A) PDL holds antibody humanization patents and royalty assets. The firm has 7 patents: 5 in the U.S. and 2 in Europe. The European patents expire this month, but PDL is extending them for Xolair, Avastin, Tysabri, and Lucentis until December 2014, and for Zenapax, Herceptin, and Synagis until March 13th.
It has license agreements with numerous biotechnology and pharmaceutical companies, but Genentech was by far its biggest, representing 77% of 2008 revenues. Its license with Genentech (which has been acquired by Swiss drug giant Roche) covers 5 products: Avastin, Herceptin, Xolair, Raptiva, and Lucentis. The company also has license agreements with MedImmune (now part of AstraZeneca), Elan (ELN, $6.30, 0.03), Wyeth (now part of Pfizer), and Chugai Pharmaceutical.

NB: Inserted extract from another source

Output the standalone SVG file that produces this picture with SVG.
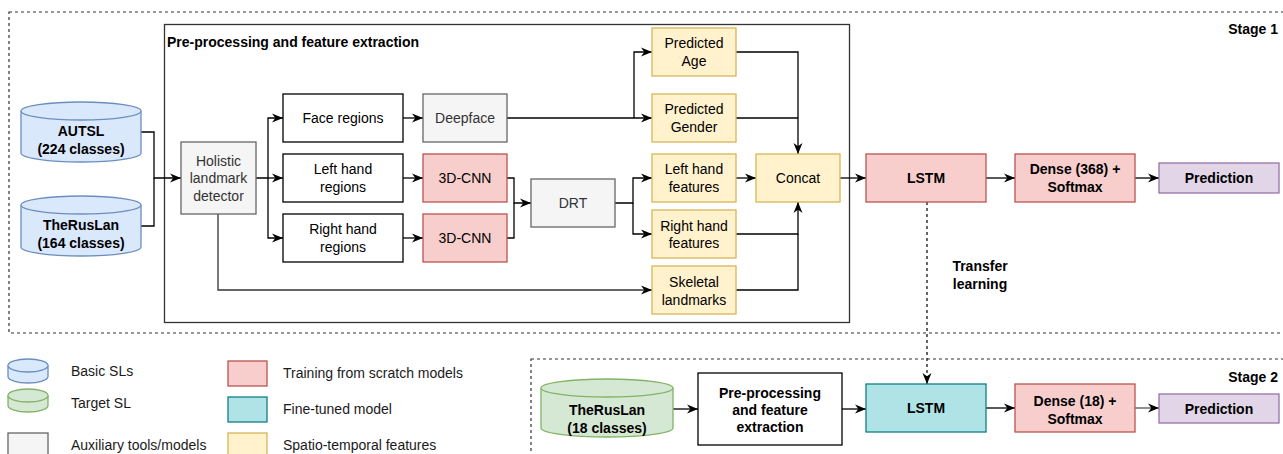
<svg xmlns="http://www.w3.org/2000/svg" width="1283" height="454" viewBox="0 0 1283 454">
  <style>
    text { font-family: "Liberation Sans", Arial, sans-serif; font-size: 14px; fill: #000; text-anchor: middle; }
    .b { font-weight: bold; }
    .l { text-anchor: start; fill: #1a1a1a; }
    .r { text-anchor: end; }
    .g { fill: #333; }
    .box { stroke-width: 1.3; }
    .plain { fill: #fff; stroke: #000; }
    .aux { fill: #f5f5f5; stroke: #666; }
    .red { fill: #f8cecc; stroke: #b85450; }
    .yel { fill: #fff2cc; stroke: #d6b656; }
    .pur { fill: #e1d5e7; stroke: #9673a6; }
    .teal { fill: #b0e3e6; stroke: #0e8088; }
    .blue { fill: #dae8fc; stroke: #6c8ebf; }
    .green { fill: #d5e8d4; stroke: #82b366; }
    .stage { fill: none; stroke: #333; stroke-width: 1.2; stroke-dasharray: 3 3; }
    .edge { fill: none; stroke: #000; stroke-width: 1.3; }
    .arr { marker-end: url(#ah); }
    .dash { stroke-dasharray: 3 3; }
  </style>
  <defs>
    <!-- classic notched arrowhead -->
    <marker id="ah" viewBox="0 0 11 10" refX="11" refY="5" markerWidth="11" markerHeight="10" markerUnits="userSpaceOnUse" orient="auto">
      <path d="M0,0.5 L11,5 L0,9.5 L3.3,5 Z" fill="#000"/>
    </marker>
  </defs>

  <!-- stage frames -->
  <g id="stage1">
    <rect class="stage" x="9" y="12" width="1300" height="321"/>
    <text class="b r" x="1278" y="34">Stage 1</text>
  </g>
  <g id="stage2">
    <rect class="stage" x="531" y="359" width="800" height="200"/>
    <text class="b r" x="1278" y="382">Stage 2</text>
  </g>

  <!-- feature extraction block -->
  <g id="preprocessing">
    <rect x="164.5" y="24.5" width="685" height="298" fill="none" stroke="#333" stroke-width="1.3"/>
    <text class="b l" x="167" y="47" style="fill:#000">Pre-processing and feature extraction</text>
  </g>

  <!-- connectors -->
  <g id="connectors">
    <path class="edge arr" d="M141,132 H154 V178 H181"/>
    <path class="edge" d="M141,226 H154 V178"/>
    <path class="edge arr" d="M256,178 H268 V118 H283"/>
    <path class="edge arr" d="M268,178 H283"/>
    <path class="edge arr" d="M268,178 V238 H283"/>
    <path class="edge arr" d="M403,118 H423"/>
    <path class="edge arr" d="M403,178 H423"/>
    <path class="edge arr" d="M403,238 H423"/>
    <path class="edge arr" d="M507,118 H652"/>
    <path class="edge arr" d="M634,118 V52 H652"/>
    <path class="edge arr" d="M507,178 H514 V203 H531"/>
    <path class="edge" d="M507,238 H514 V203"/>
    <path class="edge arr" d="M615,203 H633 V178 H652"/>
    <path class="edge arr" d="M633,203 V234 H652"/>
    <path class="edge arr" d="M736,52 H798 V154"/>
    <path class="edge" d="M736,118 H798"/>
    <path class="edge arr" d="M736,178 H756"/>
    <path class="edge arr" d="M736,234 H798 V202"/>
    <path class="edge" d="M736,290 H798 V234"/>
    <path class="edge arr" d="M218,214 V290 H652" style="stroke:#333"/>
    <path class="edge arr" d="M840,178 H866"/>
    <path class="edge arr" d="M986,178 H1015"/>
    <path class="edge arr" d="M1135,178 H1159"/>
    <path class="edge arr dash" d="M927,202 V384" style="stroke-width:1.2"/>
    <path class="edge arr" d="M673,409 H698"/>
    <path class="edge arr" d="M842,409 H866"/>
    <path class="edge arr" d="M986,408 H1015"/>
    <path class="edge arr" d="M1135,408 H1159" style="stroke:#555"/>
  </g>
  <text class="b" x="980" y="271">Transfer</text>
  <text class="b" x="980" y="289">learning</text>

  <!-- datasets -->
  <g id="autsl">
    <path class="box blue" d="M21,111 A60,9 0 0 1 141,111 V153 A60,9 0 0 1 21,153 Z"/>
    <path class="box blue" d="M21,111 A60,9 0 0 0 141,111" fill="none"/>
    <text class="b" x="81" y="136">AUTSL</text>
    <text class="b" x="81" y="154">(224 classes)</text>
  </g>
  <g id="therslan164">
    <path class="box blue" d="M21,205 A60,9 0 0 1 141,205 V247 A60,9 0 0 1 21,247 Z"/>
    <path class="box blue" d="M21,205 A60,9 0 0 0 141,205" fill="none"/>
    <text class="b" x="81" y="230">TheRusLan</text>
    <text class="b" x="81" y="248">(164 classes)</text>
  </g>

  <g id="holistic">
    <rect class="box aux" x="181" y="142" width="75" height="72"/>
    <text class="g" x="218.5" y="166">Holistic</text>
    <text class="g" x="218.5" y="183">landmark</text>
    <text class="g" x="218.5" y="201">detector</text>
  </g>

  <g id="face-regions">
    <rect class="box plain" x="283" y="94" width="120" height="48"/>
    <text x="343" y="123">Face regions</text>
  </g>
  <g id="left-regions">
    <rect class="box plain" x="283" y="154" width="120" height="48"/>
    <text x="343" y="174">Left hand</text>
    <text x="343" y="192">regions</text>
  </g>
  <g id="right-regions">
    <rect class="box plain" x="283" y="214" width="120" height="48"/>
    <text x="343" y="234">Right hand</text>
    <text x="343" y="252">regions</text>
  </g>

  <g id="deepface">
    <rect class="box aux" x="423" y="94" width="84" height="48"/>
    <text class="g" x="465" y="123">Deepface</text>
  </g>
  <g id="cnn-left">
    <rect class="box red" x="423" y="154" width="84" height="48"/>
    <text x="465" y="183">3D-CNN</text>
  </g>
  <g id="cnn-right">
    <rect class="box red" x="423" y="214" width="84" height="48"/>
    <text x="465" y="243">3D-CNN</text>
  </g>
  <g id="drt">
    <rect class="box aux" x="531" y="179" width="84" height="48"/>
    <text class="g" x="573" y="208">DRT</text>
  </g>

  <g id="age">
    <rect class="box yel" x="652" y="28" width="84" height="48"/>
    <text x="694" y="48">Predicted</text>
    <text x="694" y="66">Age</text>
  </g>
  <g id="gender">
    <rect class="box yel" x="652" y="94" width="84" height="48"/>
    <text x="694" y="114">Predicted</text>
    <text x="694" y="132">Gender</text>
  </g>
  <g id="left-features">
    <rect class="box yel" x="652" y="154" width="84" height="48"/>
    <text x="694" y="174">Left hand</text>
    <text x="694" y="192">features</text>
  </g>
  <g id="right-features">
    <rect class="box yel" x="652" y="210" width="84" height="48"/>
    <text x="694" y="231">Right hand</text>
    <text x="694" y="248">features</text>
  </g>
  <g id="skeletal">
    <rect class="box yel" x="652" y="266" width="84" height="48"/>
    <text x="694" y="287">Skeletal</text>
    <text x="694" y="305">landmarks</text>
  </g>
  <g id="concat">
    <rect class="box yel" x="756" y="154" width="84" height="48"/>
    <text x="798" y="183">Concat</text>
  </g>

  <g id="lstm1">
    <rect class="box red" x="866" y="154" width="120" height="48"/>
    <text class="b" x="926" y="183">LSTM</text>
  </g>
  <g id="dense1">
    <rect class="box red" x="1015" y="154" width="120" height="48"/>
    <text class="b" x="1075" y="174">Dense (368) +</text>
    <text class="b" x="1075" y="192">Softmax</text>
  </g>
  <g id="prediction1">
    <rect class="box pur" x="1159" y="163" width="120" height="30"/>
    <text class="b" x="1219" y="183">Prediction</text>
  </g>

  <!-- stage 2 -->
  <g id="therslan18">
    <path class="box green" d="M541,388 A66,9 0 0 1 673,388 V428 A66,9 0 0 1 541,428 Z"/>
    <path class="box green" d="M541,388 A66,9 0 0 0 673,388" fill="none"/>
    <text class="b" x="607" y="415">TheRusLan</text>
    <text class="b" x="607" y="433">(18 classes)</text>
  </g>
  <g id="preprocessing2">
    <rect class="box plain" x="698" y="373" width="144" height="72"/>
    <text class="b" x="770" y="398">Pre-processing</text>
    <text class="b" x="770" y="415">and feature</text>
    <text class="b" x="770" y="432">extraction</text>
  </g>
  <g id="lstm2">
    <rect class="box teal" x="866" y="384" width="120" height="48"/>
    <text class="b" x="926" y="413">LSTM</text>
  </g>
  <g id="dense2">
    <rect class="box red" x="1015" y="384" width="120" height="48"/>
    <text class="b" x="1075" y="406">Dense (18) +</text>
    <text class="b" x="1075" y="424">Softmax</text>
  </g>
  <g id="prediction2">
    <rect class="box pur" x="1159" y="394" width="120" height="29"/>
    <text class="b" x="1219" y="414">Prediction</text>
  </g>

  <!-- legend -->
  <g id="legend">
    <path class="box blue" d="M8,365.5 A20,6.5 0 0 1 48,365.5 V376.5 A20,6.5 0 0 1 8,376.5 Z"/>
    <path class="box blue" d="M8,365.5 A20,6.5 0 0 0 48,365.5" fill="none"/>
    <text class="l" x="71" y="376">Basic SLs</text>
    <path class="box green" d="M8,395.5 A20,6.5 0 0 1 48,395.5 V405.5 A20,6.5 0 0 1 8,405.5 Z"/>
    <path class="box green" d="M8,395.5 A20,6.5 0 0 0 48,395.5" fill="none"/>
    <text class="l" x="71" y="408">Target SL</text>
    <rect class="box aux" x="8" y="433" width="40" height="30"/>
    <text class="l" x="71" y="450">Auxiliary tools/models</text>
    <rect class="box red" x="228" y="361" width="39" height="25"/>
    <text class="l" x="283" y="378">Training from scratch models</text>
    <rect class="box teal" x="228" y="397" width="39" height="25"/>
    <text class="l" x="283" y="414">Fine-tuned model</text>
    <rect class="box yel" x="228" y="433" width="39" height="30"/>
    <text class="l" x="283" y="450">Spatio-temporal features</text>
  </g>
</svg>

PDL issued Q4 revenue guidance earlier this month. It expects to generate revenue of $57 million versus $69 million a year ago. The year-ago quarter included one of two installment payments from Alexion Pharmaceuticals for $12.5 million and a $1.8 million one-time payment from Genentech, so revenue will grow by about 4% excluding those items. However, the forecast was below the $60.6 million Wall Street consensus at the time.
The company will see higher royalty revenue from Genentech’s Avastin and Lucentis and Elan’s Tysabri due to higher sales of those drugs. However, it will see lower royalties from MedImmune’s Synagis, as drug sales fell -25% last quarter. It will also see lower royalties from Herceptin due to a change in the sales mix of U.S. versus non-U.S. manufactured Herceptin.
BMR Take: PDL provides relatively low-risk exposure to a portfolio of very big yet somewhat controversial drugs. It derives nice cash flow on royalties from existing drugs that it then tends to distribute to shareholders in the form of special dividends. Some of the drugs, however, have run into some problems with side effects, and one was suspended. We think the stock looks okay on a pullback and that it will generate pretty steady revenue growth the next few years. However, we’re not in love with the stock given that its patents will expire in 2014. In a way, the company is sort of like a U.S. royalty trust in that one day the well will just go dry. As such, we wouldn’t ever expect a big return past the special dividends.